À frente do personagem está o japonês Koji Yakusho, eleito melhor ator no Festival de Cannes do ano passado. Por 20 minutos a câmera o acompanha em total silêncio, com apenas o esfregão dos banheiros e o motor de sua van como parceiros de sua jornada de trabalho solitária. Uma preocupação para Wenders, conta ele, que sabia que seria difícil bancar um filme em que nada acontece por boa parte do tempo.
Ao mostrar uma primeira versão, ainda bruta, para um grupo de amigos, no entanto, o alemão percebeu o poder que Hirayama tinha de se conectar com o público –ele vive o momento presente, e isso desperta algo dentro de todos nós, acredita.
Com esse tom contemplativo, e a partir de um personagem que olha tanto para o seu interior, Wenders diz ter conseguido, com “Dias Perfeitos”, fazer o filme que mais conseguiu, ao longo de sua carreira, transmitir uma sensação de paz.
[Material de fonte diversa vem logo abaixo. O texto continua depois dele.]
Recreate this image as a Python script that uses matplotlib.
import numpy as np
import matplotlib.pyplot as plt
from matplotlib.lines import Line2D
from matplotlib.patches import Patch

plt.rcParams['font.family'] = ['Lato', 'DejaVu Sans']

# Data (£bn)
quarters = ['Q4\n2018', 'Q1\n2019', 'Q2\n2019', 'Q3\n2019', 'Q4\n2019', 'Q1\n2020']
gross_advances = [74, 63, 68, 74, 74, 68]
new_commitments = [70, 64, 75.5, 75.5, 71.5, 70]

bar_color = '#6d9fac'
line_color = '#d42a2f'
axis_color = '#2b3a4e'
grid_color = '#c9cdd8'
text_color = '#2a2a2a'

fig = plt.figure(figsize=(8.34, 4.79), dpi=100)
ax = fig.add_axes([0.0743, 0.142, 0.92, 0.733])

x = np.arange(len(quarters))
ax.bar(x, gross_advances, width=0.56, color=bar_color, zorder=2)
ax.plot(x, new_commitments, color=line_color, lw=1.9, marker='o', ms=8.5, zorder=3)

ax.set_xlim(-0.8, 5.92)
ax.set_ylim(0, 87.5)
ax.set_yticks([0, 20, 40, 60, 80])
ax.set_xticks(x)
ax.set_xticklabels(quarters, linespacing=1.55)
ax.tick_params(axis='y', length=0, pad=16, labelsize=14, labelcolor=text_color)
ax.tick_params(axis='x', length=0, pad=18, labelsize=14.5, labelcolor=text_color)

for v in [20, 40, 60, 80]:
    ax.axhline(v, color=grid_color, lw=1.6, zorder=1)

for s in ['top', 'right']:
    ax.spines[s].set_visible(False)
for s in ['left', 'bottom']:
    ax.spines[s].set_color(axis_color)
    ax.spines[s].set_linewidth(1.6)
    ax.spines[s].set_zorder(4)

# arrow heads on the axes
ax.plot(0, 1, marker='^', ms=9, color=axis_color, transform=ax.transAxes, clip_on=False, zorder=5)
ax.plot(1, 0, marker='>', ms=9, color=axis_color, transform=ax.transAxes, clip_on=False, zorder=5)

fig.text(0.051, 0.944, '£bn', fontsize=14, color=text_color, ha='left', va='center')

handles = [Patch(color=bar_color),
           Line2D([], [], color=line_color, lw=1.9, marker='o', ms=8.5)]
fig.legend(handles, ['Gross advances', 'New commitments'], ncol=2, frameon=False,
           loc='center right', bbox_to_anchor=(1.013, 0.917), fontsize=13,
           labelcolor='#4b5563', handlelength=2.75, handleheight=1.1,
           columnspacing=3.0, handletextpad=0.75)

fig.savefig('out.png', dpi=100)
É um objetivo seu, ele sempre disse, filme atrás de filme.
Ao ser questionado sobre o poder de uma trama e de um personagem como esses num momento em que duas guerras concentram a atenção do mundo –uma na Ucrânia e outra em Gaza–, Wenders é direto.
“Eu não acho que o cinema tem o poder de mudar o mundo, mas ele pode mudar a nossa percepção de mundo. E eu sinto que chegamos num momento em que precisamos ver o mundo de forma diferente. Não sei o que podemos fazer sobre essas guerras, e eu nunca acreditei em filmes explicitamente políticos, mas acho que seria interessante o cinema tomar para si a missão de nos mostrar um mundo mais pacífico e amoroso.”